Generally, across S&P 500’s three performance phases in 2012, only Consumer Discretionary consistently outpaced the index. The other nine S&P 500 sectors shifted between over-and-underperformance.

Holdings data suggest large-cap core managers had mixed success in managing these sector rotations. Starting 2012 with an aggregate underweight position in Financials, many missed concentrated gains in 1Q. Boosting exposure by April was penalized by below-market returns through June. However, managers continued to add Financials exposure in the second half, enhancing performance. Financials massively outperformed the S&P 500 from June 1st onward (+24% vs. +13% for the index).

Mutual fund managers proved more capable of navigating Information Technology. Market weight exposure meant most funds failed to capture 1Q strength. Yet, shifts to a substantial Info Tech underweight position from 2Q onward (2nd largest behind Utilities by year-end) proved prescient given that the sector lagged during this time (-5% vs. S&P 500 +3%).
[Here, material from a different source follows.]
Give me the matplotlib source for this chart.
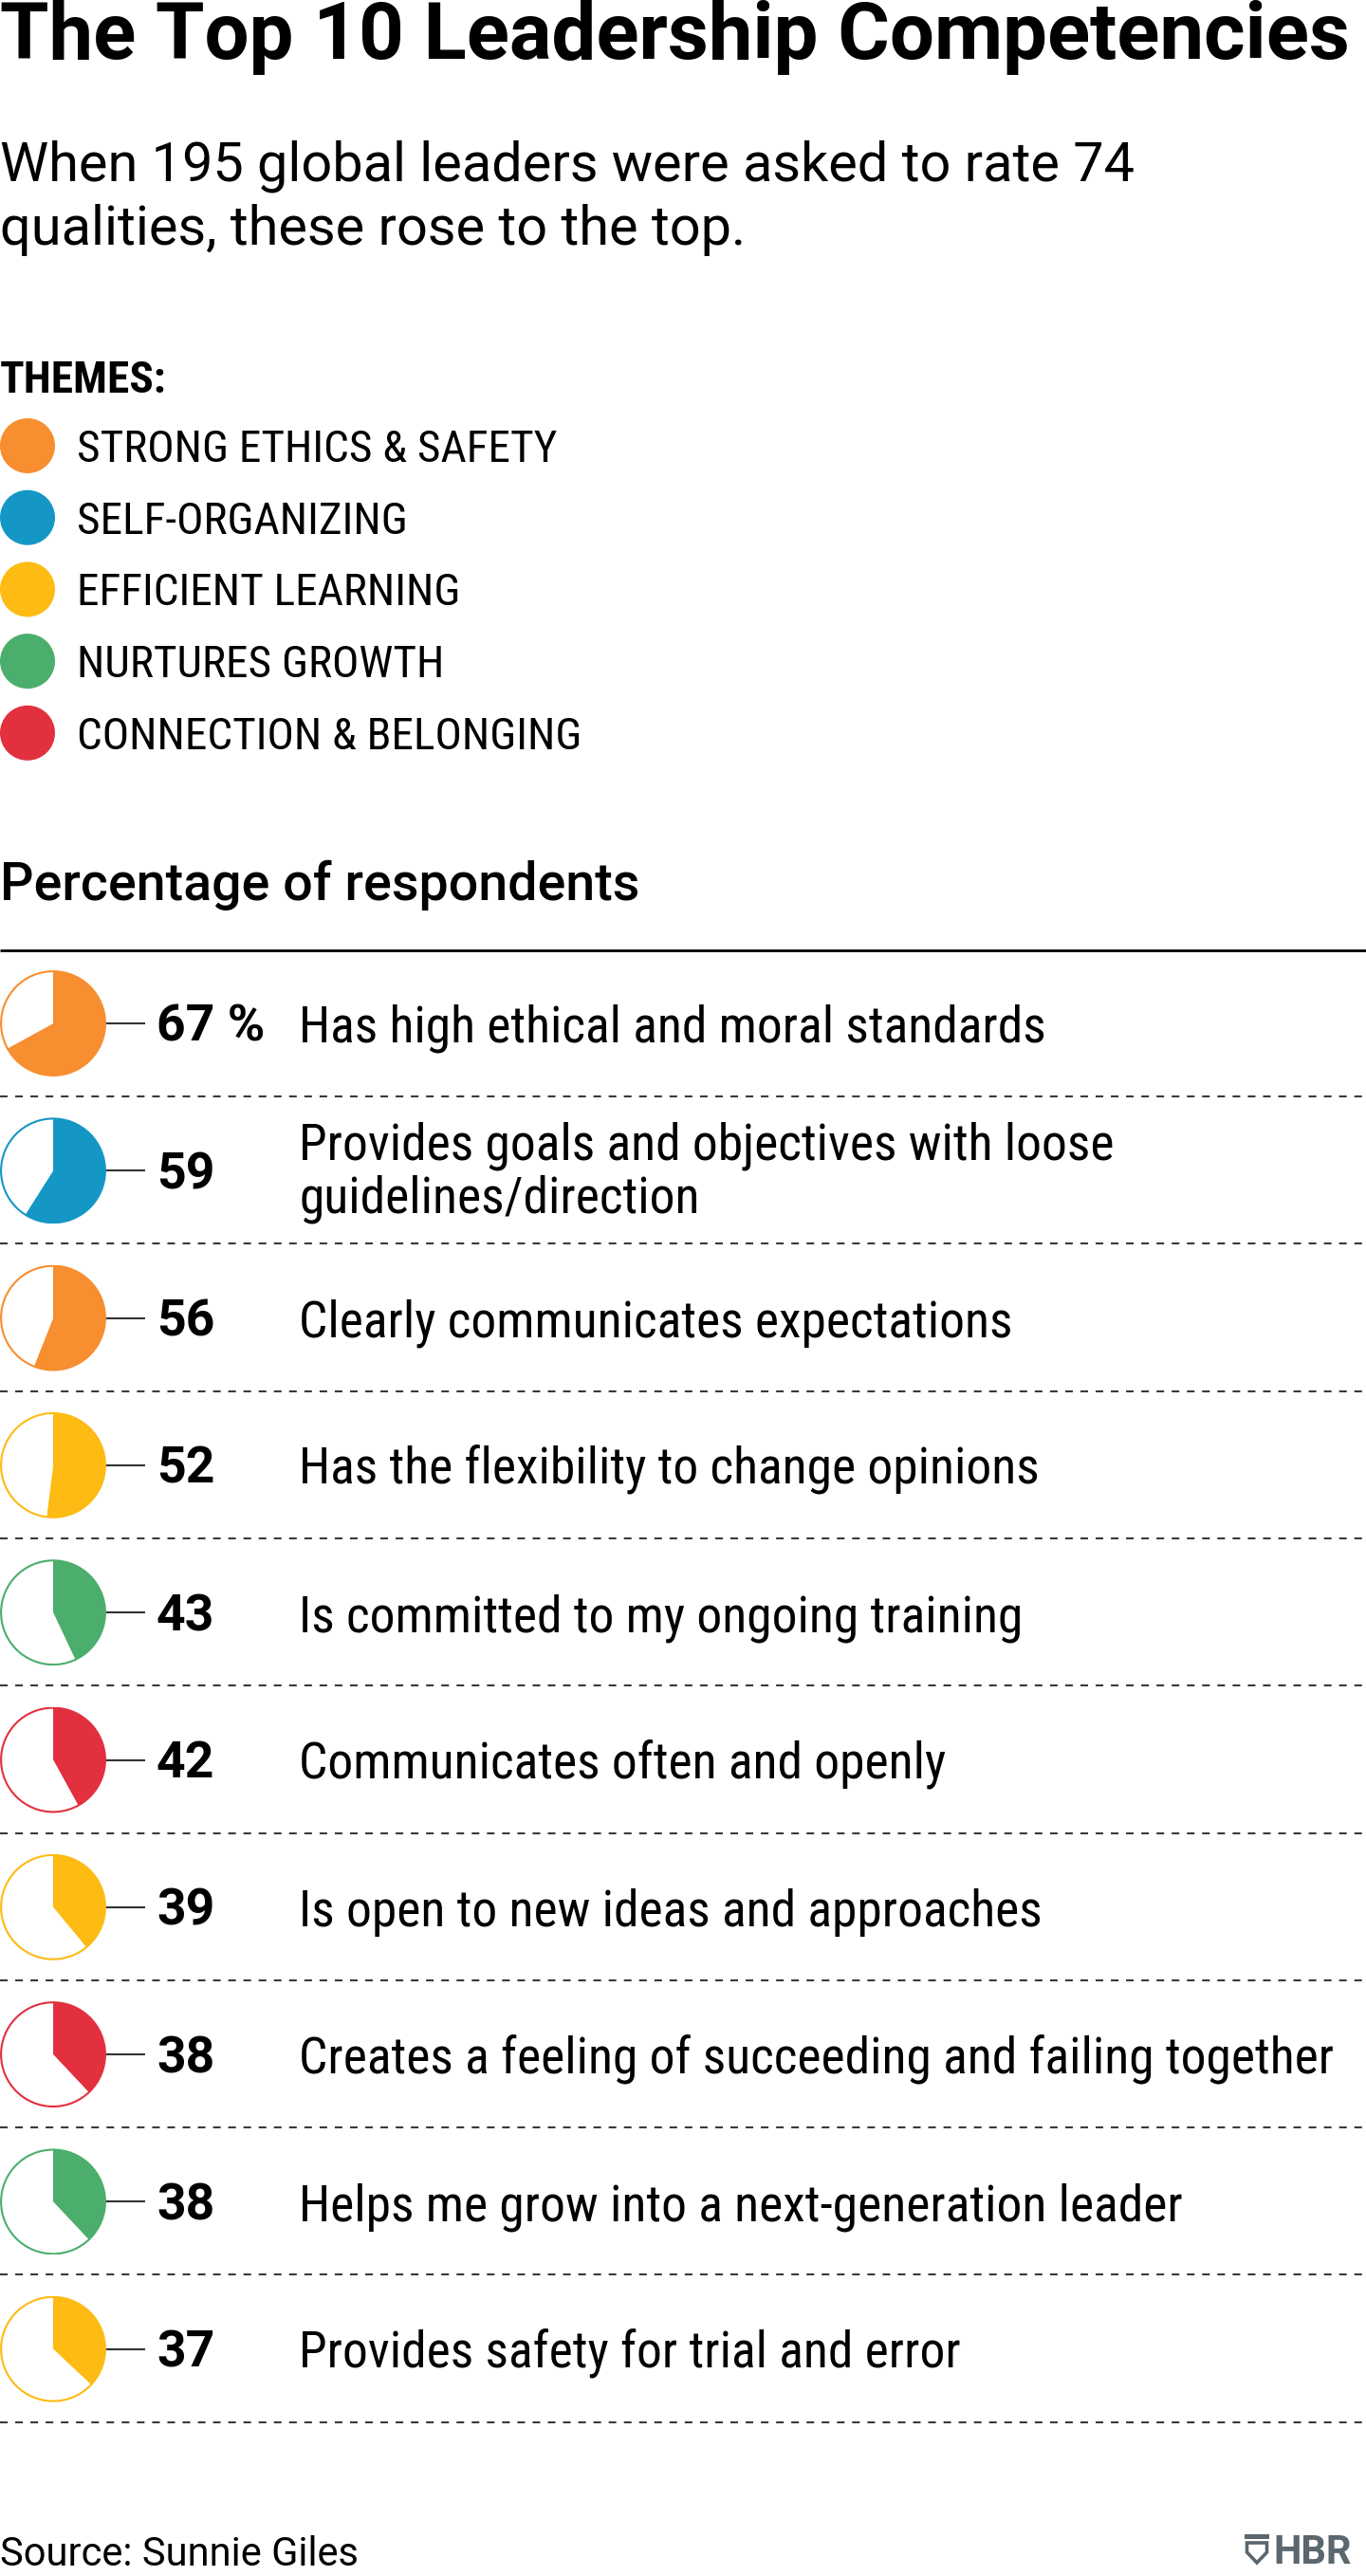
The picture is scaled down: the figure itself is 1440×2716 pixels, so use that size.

Managers maintained a consistently strong overweight position in Consumer Discretionary throughout the year. Funds benefitted from this allocation given the sector’s +790 bp of outperformance in 2012.

In terms of cyclical vs. defensive positioning, managers remained consistently underweight Telecom and Utilities throughout 2012. Although funds missed the 2Q flight to safety, the tilt away from defensives ultimately proved advantageous as Telecom only slightly outperformed the index in 2012 (+2 pp) while Utilities lagged substantially (-15 pp). In contrast, a steady move from a market weight to a substantial overweight in Consumer Staples by year-end proved misguided, as market returns in 1H were followed by 4 pp of underperformance in 2H. A year-long overweight in Health Care worked well after 1Q, and now represents large-cap core managers’ strongest overweight position.

More cyclically, slight overweight positions in Materials and Industrials both generated mild drag across the year as a whole, with the sectors each lagging the index by 1 pp. Finally, while managers benefited materially from an Energy underweight in 1H (-12 pp of relative underperformance vs. the index), further decreases in exposure in 2H yielded no advantage as Energy modestly outperformed.

Stock positions also mattered. In 2012 stable, beneficial overweights for large-cap core managers included NWSA, AMGN, BK, EBAY and GILD (in order of importance) while beneficial underweights included XOM, INTC, IBM, MCD and NEM. Alternatively, major overweights generating headwinds to performance included CHK, HPQ, DVN, MSFT and APOL, while underweights creating drag on a full year basis included BAC, AAPL, CMCSA, CRM, and AMZN. On net, our analysis suggests that timing sector and single-name rotations proved difficult given the market’s macro drivers.